**What you will do:**
Count each line below that has "this" anywhere in it. Answer with the total alone.

**Available data:**
○ ○ ○
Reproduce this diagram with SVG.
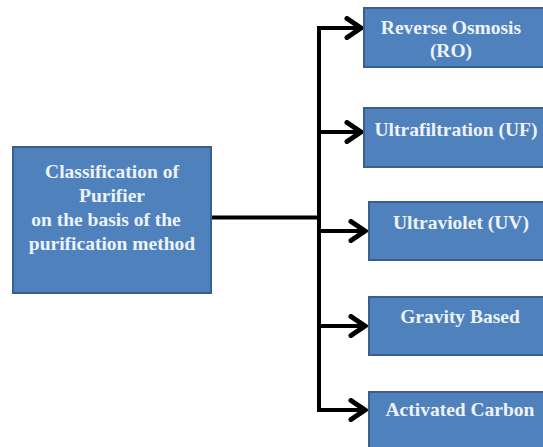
<svg xmlns="http://www.w3.org/2000/svg" width="543" height="447" viewBox="0 0 543 447">
<style>
.box{fill:#4F81BD;stroke:#3A5F8C;stroke-width:2}
.t{font-family:"Liberation Serif","Times New Roman",serif;font-weight:bold;font-size:19.5px;fill:#EEF3FA;text-anchor:middle}
.ln{fill:none;stroke:#000;stroke-width:4}
</style>
<defs>
<marker id="ah" markerUnits="userSpaceOnUse" markerWidth="24" markerHeight="24" refX="18" refY="12" orient="auto" viewBox="0 0 24 24">
<path d="M3,2.5 L17,12 L3,21.5" fill="none" stroke="#000" stroke-width="5" stroke-linejoin="miter" stroke-linecap="round"/>
</marker>
</defs>
<rect width="543" height="447" fill="#fff"/>
<g id="connectors">
<path class="ln" d="M211,217.5 H319"/>
<path class="ln" d="M319,26 V412"/>
<path class="ln" d="M317,28 H362" marker-end="url(#ah)"/>
<path class="ln" d="M319,132 H362" marker-end="url(#ah)"/>
<path class="ln" d="M319,231 H366" marker-end="url(#ah)"/>
<path class="ln" d="M319,326 H366" marker-end="url(#ah)"/>
<path class="ln" d="M317,410 H366" marker-end="url(#ah)"/>
</g>
<g id="root">
<rect class="box" x="13" y="147" width="198" height="146"/>
<text class="t" x="112" y="178">Classification of</text>
<text class="t" x="112" y="202">Purifier</text>
<text class="t" x="106" y="226">on the basis of the</text>
<text class="t" x="112" y="250">purification method</text>
</g>
<g id="ro">
<rect class="box" x="364" y="8" width="200" height="59"/>
<text class="t" x="451" y="34">Reverse Osmosis</text>
<text class="t" x="451" y="57">(RO)</text>
</g>
<g id="uf">
<rect class="box" x="364" y="108" width="200" height="59"/>
<text class="t" x="456" y="136">Ultrafiltration (UF)</text>
</g>
<g id="uv">
<rect class="box" x="369" y="202" width="200" height="58"/>
<text class="t" x="461" y="229">Ultraviolet (UV)</text>
</g>
<g id="gravity">
<rect class="box" x="369" y="297" width="200" height="58"/>
<text class="t" x="460" y="323">Gravity Based</text>
</g>
<g id="carbon">
<rect class="box" x="369" y="392" width="200" height="70"/>
<text class="t" x="460" y="416">Activated Carbon</text>
</g>
</svg>
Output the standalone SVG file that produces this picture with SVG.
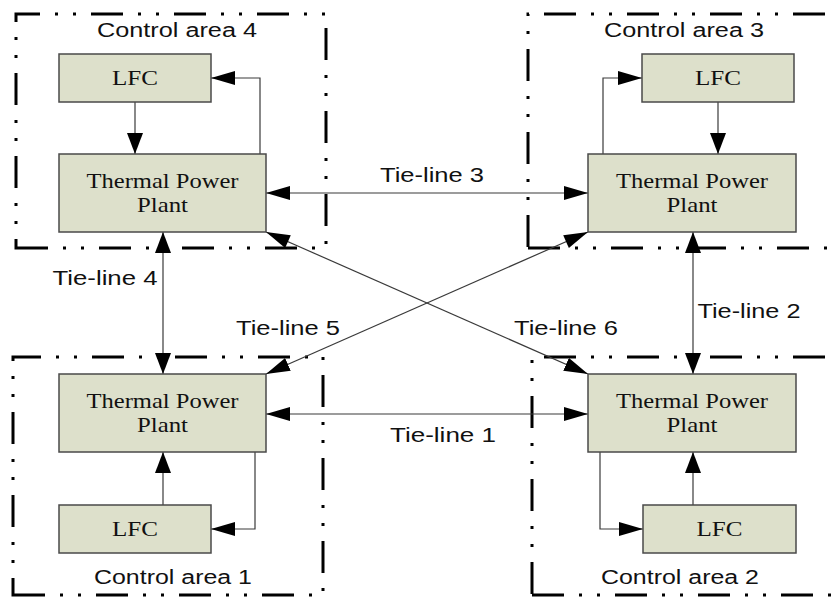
<svg xmlns="http://www.w3.org/2000/svg" width="833" height="597" viewBox="0 0 833 597">
<style>
.area{fill:none;stroke:#000;stroke-width:3;stroke-dasharray:32 15 3 15 3 15}
.box{fill:#dde0cb;stroke:#4a4a4a;stroke-width:1.5}
.serif{font-family:"Liberation Serif","Times New Roman",serif;font-size:21px;fill:#111;text-anchor:middle}
.sans{font-family:"Liberation Sans",Arial,sans-serif;font-size:20px;fill:#111;text-anchor:middle}
.ln{fill:none;stroke:#3a3a3a;stroke-width:1.2}
.h{marker-end:url(#ah)}
.hs{marker-start:url(#ahs)}
.v{marker-end:url(#av)}
.vs{marker-start:url(#avs)}
</style>
<defs>
<marker id="ah" markerUnits="userSpaceOnUse" markerWidth="26" markerHeight="16" refX="24" refY="7" orient="auto"><path d="M0,0 L24,7 L0,14 z" fill="#000"/></marker>
<marker id="ahs" markerUnits="userSpaceOnUse" markerWidth="26" markerHeight="16" refX="0" refY="7" orient="auto"><path d="M24,0 L0,7 L24,14 z" fill="#000"/></marker>
<marker id="av" markerUnits="userSpaceOnUse" markerWidth="24" markerHeight="18" refX="21" refY="8" orient="auto"><path d="M0,0 L21,8 L0,16 z" fill="#000"/></marker>
<marker id="avs" markerUnits="userSpaceOnUse" markerWidth="24" markerHeight="18" refX="0" refY="8" orient="auto"><path d="M21,0 L0,8 L21,16 z" fill="#000"/></marker>
</defs>

<g id="area4">
<path class="area" d="M16,248 H326 V14 H16 Z"/>
<text class="sans" x="177" y="37" textLength="160" lengthAdjust="spacingAndGlyphs">Control area 4</text>
</g>
<g id="area3">
<path class="area" d="M528,248 H850 V14 H528 Z"/>
<text class="sans" x="684" y="37" textLength="160" lengthAdjust="spacingAndGlyphs">Control area 3</text>
</g>
<g id="area1">
<path class="area" d="M13,595 H323 V357 H13 Z"/>
<text class="sans" x="173" y="584" textLength="158" lengthAdjust="spacingAndGlyphs">Control area 1</text>
</g>
<g id="area2">
<path class="area" d="M532,595 H850 V357 H532 Z"/>
<text class="sans" x="680" y="584" textLength="158" lengthAdjust="spacingAndGlyphs">Control area 2</text>
</g>

<g id="connectors">
<path class="ln v" d="M135,102 V154"/>
<path class="ln h" d="M260,154 V78 H211"/>
<path class="ln v" d="M718,102 V154"/>
<path class="ln h" d="M603,154 V78 H642"/>
<path class="ln v" d="M163,505 V452"/>
<path class="ln h" d="M255,452 V529 H211"/>
<path class="ln v" d="M693,505 V452"/>
<path class="ln h" d="M600,452 V529 H643"/>
<path class="ln h hs" d="M266,193 H588"/>
<path class="ln h hs" d="M266,414 H588"/>
<path class="ln v vs" d="M163,232 V374"/>
<path class="ln v vs" d="M693,232 V374"/>
<path class="ln h hs" d="M588,232 L266,374"/>
<path class="ln h hs" d="M266,232 L588,374"/>
</g>

<g id="lfc4"><rect class="box" x="59" y="54" width="152" height="48"/><text class="serif" x="135" y="85" textLength="46" lengthAdjust="spacingAndGlyphs">LFC</text></g>
<g id="tpp4"><rect class="box" x="59" y="154" width="207" height="78"/><text class="serif" x="162.5" y="188" textLength="152" lengthAdjust="spacingAndGlyphs">Thermal Power</text><text class="serif" x="162.5" y="212" textLength="51" lengthAdjust="spacingAndGlyphs">Plant</text></g>

<g id="lfc3"><rect class="box" x="642" y="54" width="152" height="48"/><text class="serif" x="718" y="85" textLength="46" lengthAdjust="spacingAndGlyphs">LFC</text></g>
<g id="tpp3"><rect class="box" x="588" y="154" width="208" height="78"/><text class="serif" x="692" y="188" textLength="152" lengthAdjust="spacingAndGlyphs">Thermal Power</text><text class="serif" x="692" y="212" textLength="51" lengthAdjust="spacingAndGlyphs">Plant</text></g>

<g id="tpp1"><rect class="box" x="59" y="374" width="207" height="78"/><text class="serif" x="162.5" y="408" textLength="152" lengthAdjust="spacingAndGlyphs">Thermal Power</text><text class="serif" x="162.5" y="432" textLength="51" lengthAdjust="spacingAndGlyphs">Plant</text></g>
<g id="lfc1"><rect class="box" x="59" y="505" width="152" height="48"/><text class="serif" x="135" y="536" textLength="46" lengthAdjust="spacingAndGlyphs">LFC</text></g>

<g id="tpp2"><rect class="box" x="588" y="374" width="208" height="78"/><text class="serif" x="692" y="408" textLength="152" lengthAdjust="spacingAndGlyphs">Thermal Power</text><text class="serif" x="692" y="432" textLength="51" lengthAdjust="spacingAndGlyphs">Plant</text></g>
<g id="lfc2"><rect class="box" x="643" y="505" width="153" height="48"/><text class="serif" x="719.5" y="536" textLength="46" lengthAdjust="spacingAndGlyphs">LFC</text></g>

<g id="labels">
<text class="sans" x="432" y="182" textLength="104" lengthAdjust="spacingAndGlyphs">Tie-line 3</text>
<text class="sans" x="443" y="442" textLength="106" lengthAdjust="spacingAndGlyphs">Tie-line 1</text>
<text class="sans" x="105" y="285" textLength="105" lengthAdjust="spacingAndGlyphs">Tie-line 4</text>
<text class="sans" x="749" y="318" textLength="103" lengthAdjust="spacingAndGlyphs">Tie-line 2</text>
<text class="sans" x="288" y="335" textLength="104" lengthAdjust="spacingAndGlyphs">Tie-line 5</text>
<text class="sans" x="566" y="335" textLength="104" lengthAdjust="spacingAndGlyphs">Tie-line 6</text>
</g>
</svg>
○ ○ ○
**Completed exercise:**
2